One motif in the novel is the possibility for characters to be corrupted, starting out pure of heart and becoming less so. In Volume 2, Chapter 14, Hope is overcome with sadness for what Magawisca's spirit will lose when she goes back to the forest:
"Those beautiful lights,” and [Magawisca] pointed upward, “that shine alike on your stately domes and our forest homes, speak to me of his love to all,—think you I go to a solitude, Hope Leslie?”
“No, Magawisca; there is no solitude, nor privation, nor sorrow, to a soul that thus feels the presence of God,” replied Hope.
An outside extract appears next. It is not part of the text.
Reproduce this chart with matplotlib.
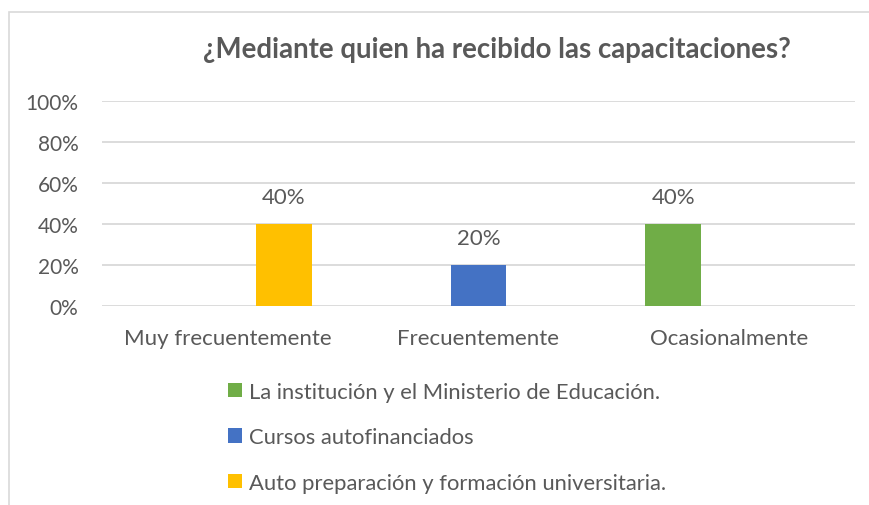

She paused—[...] the thought that a mind so disposed to religious impressions and affections, might enjoy the brighter light of Christian revelation—a revelation so much higher, nobler, and fuller, than that which proceeds from the voice of nature—made Hope [...] desire [...] to retain Magawisca[.]
Hope believes Magawisca will always have the company of God with her, but she can't help but think that the heavenly light Magawisca describes is "brighter" in the Christian world than it is in nature. She worries that by failing to "retain" Magawisca—that is, by letting her embrace "nature" rather than Christianity as her spiritual framework—she is letting her embrace a baser, less noble, and spiritually weaker existence than she would have as a Christian.
Hope's vision of what makes a full spiritual life is extremely narrow. One of the things she fails to understand is that Magawisca's chance at such a life alongside Puritans has been (to use her own word) "spoiled" by colonial violence. The novel has already offered up several examples of characters who are spiritually corrupted by violence that is inflicted on them within the bounds of Christian society. Mononotto, for instance, turns vengeful only after his people are murdered by violent settlers at Mystic. Rosa, too, endures mistreatment at the hands of a string of guardians, including Sir Philip. This mistreatment seems to "spoil" her as well and leave her feeling that she has no choice besides violence against her tormentor and herself. These prior examples of characters who are corrupted by violence and mistreatment come together to show that Magawisca is in fact saving herself from a similar fate. A sentimental Christian reading of the ending might hold that Magawisca is a tragic figure because saving herself means stepping away from that "brighter light of Christian revelation." Sedgwick may even have intended such a reading. Another reading is that Hope is wrong, and that her devotion to Puritan rules limits her ability to understand Magawisca's situation.